Over two semesters, the committee evaluated Gathagan’s interactions with students, her unique and creative teaching approaches, her dedication to reaching out to students beyond the classroom and her overall ability to engage them in spirited, exciting and memorable learning experiences.
Committee member Lin Lin, a professor of childhood/early childhood education and past Brooks Award recipient, noted in classroom observation how Gathagan’s students worked collaboratively in small teams to turn in one handout at the end of a session, taking turns on notetaking and with everyone participating in discussion equally.
“She encouraged students to ask questions that trace how analysis of each source follows,” Lin said, describing Gathagan’s practice of analyzing different sources and explaining to the class how the time of the published source impacts the analysis. “For example, a source published in the ’70s, or a source published in the ’80s or 2025 might hold a clue to the way the topic is explored in time.”
Gathagan’s assigned readings are chosen with great forethought. Aware that the articles can be very hard for non-historians to grasp, she’s not grading on reading comprehension.
“The content of my courses is grounded in unfamiliar times and places,” Gathagan said. “Even the geography of what I teach is a mystery to most of my students. Thus, much of my class is spent familiarizing them with the medieval world and helping them to absorb and eventually analyze it.”
Therefore, she makes strategic and sparing use of “high stakes” graded, evaluative measures. Instead, collaborative learning shapes her students’ thinking.
“It gives my students a picture of the current debate in a particular field,” Gathagan said. “That field could be medieval arms and armor, or medieval women’s power in an abbatial or monastic context, or women’s power in military endeavors. … This shows them how historians are discussing sources, what arguments they are bringing to bear, when they are looking at these topics.”
The Brooks Award was endowed through the generosity of the late Rozanne Marie Brooks, a SUNY Distinguished Teaching Professor and SUNY Cortland professor emerita of sociology and anthropology, and her former students, friends and colleagues. A SUNY Cortland faculty member for 36 years, Brooks died in 1997. The first award was presented in spring 1998, with 17 more honorees since then.

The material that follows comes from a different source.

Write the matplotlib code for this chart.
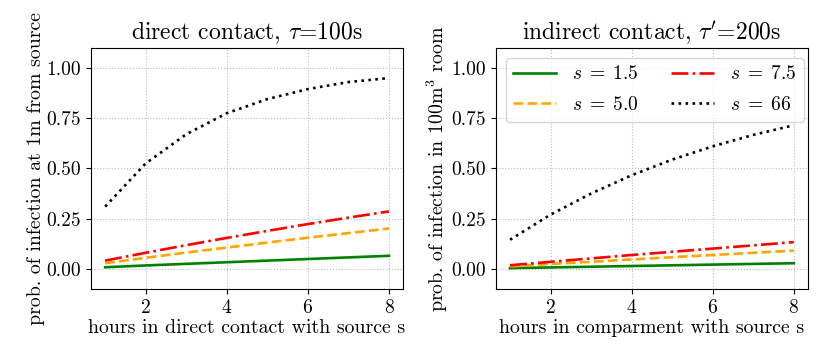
import matplotlib
matplotlib.use("Agg")
import matplotlib.pyplot as plt

plt.rcParams['font.family'] = 'serif'
plt.rcParams['font.serif'] = ['cmr10']
plt.rcParams['mathtext.fontset'] = 'cm'
plt.rcParams['axes.formatter.use_mathtext'] = True

# hours
hours = [1, 2, 3, 4, 5, 6, 7, 8]

# direct contact, tau = 100s
direct_s15 = [0.008, 0.017, 0.025, 0.033, 0.041, 0.049, 0.057, 0.065]
direct_s50 = [0.028, 0.055, 0.081, 0.106, 0.131, 0.155, 0.178, 0.201]
direct_s75 = [0.041, 0.080, 0.118, 0.154, 0.189, 0.223, 0.255, 0.286]
direct_s66 = [0.31, 0.525, 0.67, 0.775, 0.845, 0.895, 0.93, 0.95]

# indirect contact, tau' = 200s
indirect_s15 = [0.0036, 0.0071, 0.0106, 0.0142, 0.0177, 0.0212, 0.0247, 0.028]
indirect_s50 = [0.012, 0.024, 0.035, 0.047, 0.058, 0.069, 0.080, 0.091]
indirect_s75 = [0.018, 0.035, 0.052, 0.069, 0.085, 0.101, 0.117, 0.133]
indirect_s66 = [0.145, 0.27, 0.375, 0.466, 0.544, 0.61, 0.667, 0.715]

labels = [r'$s\;=\;1.5$', r'$s\;=\;5.0$', r'$s\;=\;7.5$', r'$s\;=\;66$']
colors = ['green', 'orange', 'red', 'black']
styles = ['-', '--', '-.', ':']

fig, axes = plt.subplots(1, 2, figsize=(8.3, 3.63), dpi=100)

panels = [
    (axes[0], [direct_s15, direct_s50, direct_s75, direct_s66],
     r'direct contact, $\tau$=100s', 'hours in direct contact with source s',
     'prob. of infection at 1m from source'),
    (axes[1], [indirect_s15, indirect_s50, indirect_s75, indirect_s66],
     r"indirect contact, $\tau'$=200s", 'hours in comparment with source s',
     r'prob. of infection in 100m$^3$ room'),
]

for ax, series, title, xlab, ylab in panels:
    for vals, lab, c, ls in zip(series, labels, colors, styles):
        ax.plot(hours, vals, ls, color=c, label=lab, lw=1.9)
    ax.set_ylim(-0.1, 1.1)
    ax.set_yticks([0.0, 0.25, 0.5, 0.75, 1.0])
    ax.set_yticklabels(['0.00', '0.25', '0.50', '0.75', '1.00'])
    ax.set_xticks([2, 4, 6, 8])
    ax.grid(True, linestyle=':', color='#bbbbbb', lw=0.8)
    ax.set_title(title, fontsize=17)
    ax.set_xlabel(xlab, fontsize=14.3, labelpad=2)
    ax.set_ylabel(ylab, fontsize=14.3, labelpad=1)
    ax.tick_params(labelsize=14)

axes[1].legend(loc='upper left', ncol=2, fontsize=14, handlelength=2.2,
               columnspacing=1.7, labelspacing=0.66, borderaxespad=0.5)

plt.subplots_adjust(left=0.1096, right=0.9735, bottom=0.204, top=0.868, wspace=0.297)
plt.savefig('out.png', dpi=100)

Gathagan will use her Brooks Award stipend to pursue the scholarship at the heart of her transformational teaching. The money will offset the cost for her to visit European archives containing rare and very closely held primary documents. There, she can see, read, transcribe, and translate from French or Latin, these original documents. The money also will enable her to engage in presentations and discussions at professional conferences.
“It’s a crucial step to have peer review of your work at a conference, where there is a large audience of people from all over the world who are specialists in what you do, and who can hear you talk about your research and respond,” Gathagan said.